For the three months ended April 30, 2009, our total revenue was $5.5 million, a decrease of $1.3 million, or 19.0%, compared with the prior year period of $6.8 million. Revenues from hotel operations, which include Room, Food and Beverage, Telecommunications and Other revenues, decreased 19.2% to $4.8 million for the three months ended April 30, 2009, from $5.9 million for the three months ended April 30, 2008. Hotel operations, including Food and Beverage operations, experienced a significant decrease in revenues during the first quarter of fiscal 2010 due to lower occupancy and increased rate pressure. Expenses may not decline proportionately with a decline in revenues due to a high degree of operational and financial leverage in our hotel business.

Total expenses of $4.9 million for the three months ended April 30, 2009 were consistent with the prior year period total of $4.9 million. Total operating expenses of $4.5 million were also consistent with the prior year period total operating expenses. The majority of the hotel operating expenses decreased due to lower occupancy, offset by an increase of $479,000 in hotel property depreciation expense for the current quarter, due to the reclassification of the hotel properties from “held for sale” to “held and used” during the third quarter of fiscal year 2009.

General and administrative expenses was $851,000 for the three months ended April 30, 2009, consistent with the prior year period total of $836,000.

On March 3, 2008, we established a new $850,000 revolving line of credit. The new line of credit has no financial covenants, bears interest at Wall Street Journal prime (3.25% as of April 30, 2009) and matures on July 15, 2009. As of April 30, 2009, we had drawn $227,515 of the funds available under the line of credit. On April 6, 2009, the revolving line of credit was lowered to $650,000 due to the bank s lending limits. We are currently in negotiations with the bank to renew this line of credit. .

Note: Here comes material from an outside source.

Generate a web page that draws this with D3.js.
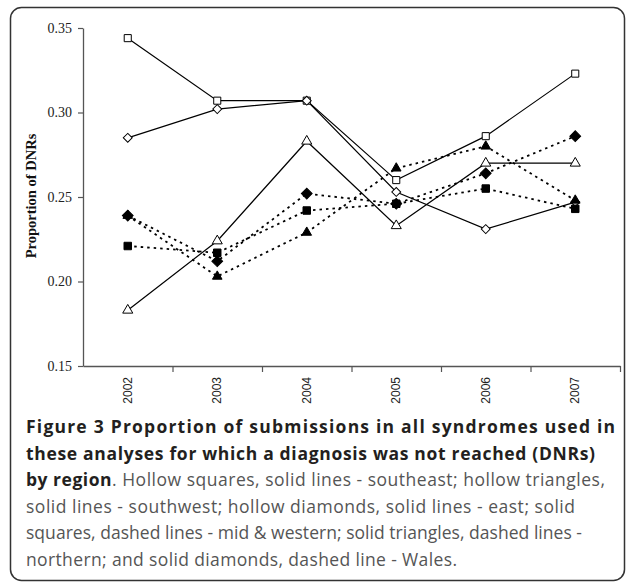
<!DOCTYPE html>
<html>
<head>
<meta charset="utf-8">
<script src="https://cdn.jsdelivr.net/npm/d3@7"></script>
<style>
  body { margin: 0; background: #fff; }
  svg { display: block; }
</style>
</head>
<body>
<div id="chart"></div>
<script>
// Data
const years = ['2002', '2003', '2004', '2005', '2006', '2007']
const yTicks = [0.15, 0.20, 0.25, 0.30, 0.35]

const southeast = [0.344, 0.307, 0.307, 0.260, 0.286, 0.323]
const southwest = [0.183, 0.224, 0.283, 0.233, 0.270, 0.270]
const east = [0.285, 0.302, 0.307, 0.253, 0.231, 0.247]
const midWestern = [0.221, 0.217, 0.242, 0.246, 0.255, 0.243]
const northern = [0.239, 0.203, 0.229, 0.267, 0.280, 0.248]
const wales = [0.239, 0.212, 0.252, 0.246, 0.264, 0.286]

const series = [
  { name: 'southeast', values: southeast, shape: 'square', filled: false },
  { name: 'southwest', values: southwest, shape: 'triangle', filled: false },
  { name: 'east', values: east, shape: 'diamond', filled: false },
  { name: 'mid & western', values: midWestern, shape: 'square', filled: true },
  { name: 'northern', values: northern, shape: 'triangle', filled: true },
  { name: 'Wales', values: wales, shape: 'diamond', filled: true }
]

const captionLines = [
  [{ t: 'Figure 3 Proportion of submissions in all syndromes used in', b: true }],
  [{ t: 'these analyses for which a diagnosis was not reached (DNRs)', b: true }],
  [{ t: 'by region', b: true }, { t: '. Hollow squares, solid lines - southeast; hollow triangles,', b: false }],
  [{ t: 'solid lines - southwest; hollow diamonds, solid lines - east; solid', b: false }],
  [{ t: 'squares, dashed lines - mid & western; solid triangles, dashed lines -', b: false }],
  [{ t: 'northern; and solid diamonds, dashed line - Wales.', b: false }]
]
// right end of each caption line in the figure
const captionEnds = [615, 595, 605, 575, 582, 457]

// Dimensions
const dimensions = {
  width: 627,
  height: 583,
  plot: { left: 83, right: 620, top: 28, bottom: 366 }
}

const svg = d3.select('#chart')
  .append('svg')
  .attr('width', dimensions.width)
  .attr('height', dimensions.height)

// rounded frame
svg.append('rect')
  .attr('x', 10.5)
  .attr('y', 7.5)
  .attr('width', 614)
  .attr('height', 573)
  .attr('rx', 11)
  .attr('fill', 'none')
  .attr('stroke', '#333')
  .attr('stroke-width', 1.5)

// Scales
const xScale = d3.scaleBand()
  .domain(years)
  .range([dimensions.plot.left, dimensions.plot.right])

const xEdges = d3.scaleLinear()
  .domain([0, years.length])
  .range([dimensions.plot.left, dimensions.plot.right])

const yScale = d3.scaleLinear()
  .domain([0.15, 0.35])
  .range([dimensions.plot.bottom, dimensions.plot.top])

const xPos = (d, i) => xScale(years[i]) + xScale.bandwidth() / 2

// Axes
const yAxisGroup = svg.append('g')
  .attr('transform', `translate(${dimensions.plot.left},0)`)
  .call(d3.axisLeft(yScale).tickValues(yTicks).tickFormat(d3.format('.2f')).tickSize(5).tickSizeOuter(0))
yAxisGroup.select('.domain').attr('stroke', '#555').attr('stroke-width', 1.3)
yAxisGroup.selectAll('.tick line').attr('stroke', '#555').attr('stroke-width', 1.2)
yAxisGroup.selectAll('.tick text')
  .attr('x', -11)
  .attr('font-family', '"Liberation Serif", "Times New Roman", serif')
  .attr('font-size', 14)
  .attr('fill', '#222')

const xTickGroup = svg.append('g')
  .attr('transform', `translate(0,${dimensions.plot.bottom})`)
  .call(d3.axisBottom(xEdges).tickValues(d3.range(1, years.length + 1)).tickFormat('').tickSize(6).tickSizeOuter(0))
xTickGroup.select('.domain').attr('stroke', '#555').attr('stroke-width', 1.3)
xTickGroup.selectAll('.tick line').attr('stroke', '#555').attr('stroke-width', 1.2)

const xLabelGroup = svg.append('g')
  .attr('transform', `translate(0,${dimensions.plot.bottom})`)
  .call(d3.axisBottom(xScale).tickSize(0))
xLabelGroup.select('.domain').remove()
xLabelGroup.selectAll('.tick text')
  .attr('transform', 'rotate(-90)')
  .attr('x', -11)
  .attr('y', 0)
  .attr('dy', '0.35em')
  .attr('text-anchor', 'end')
  .attr('font-family', '"Liberation Sans", Arial, sans-serif')
  .attr('font-size', 12)
  .attr('fill', '#222')

svg.append('text')
  .attr('transform', `translate(36,196) rotate(-90)`)
  .attr('text-anchor', 'middle')
  .attr('font-family', '"Liberation Serif", "Times New Roman", serif')
  .attr('font-weight', 'bold')
  .attr('font-size', 14.5)
  .attr('fill', '#111')
  .text('Proportion of DNRs')

// Lines
const line = d3.line()
  .x(xPos)
  .y(d => yScale(d))

const plot = svg.append('g')

plot.selectAll('path.series')
  .data(series)
  .join('path')
  .attr('class', 'series')
  .attr('d', d => line(d.values))
  .attr('fill', 'none')
  .attr('stroke', '#000')
  .attr('stroke-width', d => d.filled ? 1.8 : 1.2)
  .attr('stroke-dasharray', d => d.filled ? '2.5,4' : null)

// Markers (diamond = square turned 45deg)
const symbolSize = {
  square: { hollow: 50, solid: 56 },
  triangle: { hollow: 44, solid: 40 },
  diamond: { hollow: 40, solid: 58 }
}
const symbolType = {
  square: d3.symbolSquare,
  triangle: d3.symbolTriangle,
  diamond: d3.symbolSquare
}

series.forEach(s => {
  plot.append('g')
    .selectAll('path')
    .data(s.values)
    .join('path')
    .attr('transform', (d, i) => `translate(${xPos(d, i)},${yScale(d)})` + (s.shape === 'diamond' ? ' rotate(45)' : ''))
    .attr('d', d3.symbol(symbolType[s.shape], symbolSize[s.shape][s.filled ? 'solid' : 'hollow']))
    .attr('fill', s.filled ? '#000' : '#fff')
    .attr('stroke', '#000')
    .attr('stroke-width', 1)
})

// Caption
const caption = svg.append('g')
  .attr('font-family', '"Open Sans", sans-serif')
  .attr('font-size', 17.5)

captionLines.forEach((parts, i) => {
  const text = caption.append('text')
    .attr('x', 26)
    .attr('y', 433 + i * 26.6)
    .attr('textLength', captionEnds[i] - 26)
    .attr('lengthAdjust', 'spacing')
  text.selectAll('tspan')
    .data(parts)
    .join('tspan')
    .attr('font-weight', d => d.b ? 'bold' : 'normal')
    .attr('fill', d => d.b ? '#231f20' : '#555')
    .text(d => d.t)
})
</script>
</body>
</html>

We continue to contribute to a Capital Expenditures Fund (the “Fund”) an amount equal to 4% of the InnSuites Hotels revenues from operation of the Hotels. The Fund is restricted by the mortgage lender for four of our properties. As of April 30, 2009, $163,635 was held in restricted capital expenditure funds and is included on our Balance Sheet as “Restricted Cash.” The Fund is intended to be used for capital improvements to the Hotels and for refurbishment and replacement of furniture, fixtures and equipment, in addition to other uses of amounts in the Fund considered appropriate from time to time. During the three months ended April 30, 2009, the Hotels spent $253,946 for capital expenditures. We consider the majority of these improvements to be revenue producing. Therefore, these amounts have been capitalized and are being depreciated over their estimated useful lives. The Hotels also spent $288,190 and $364,006 during the three-month periods ended April 30, 2009 and April 30, 2008, respectively, on repairs and maintenance and these amounts have been charged to expense as incurred.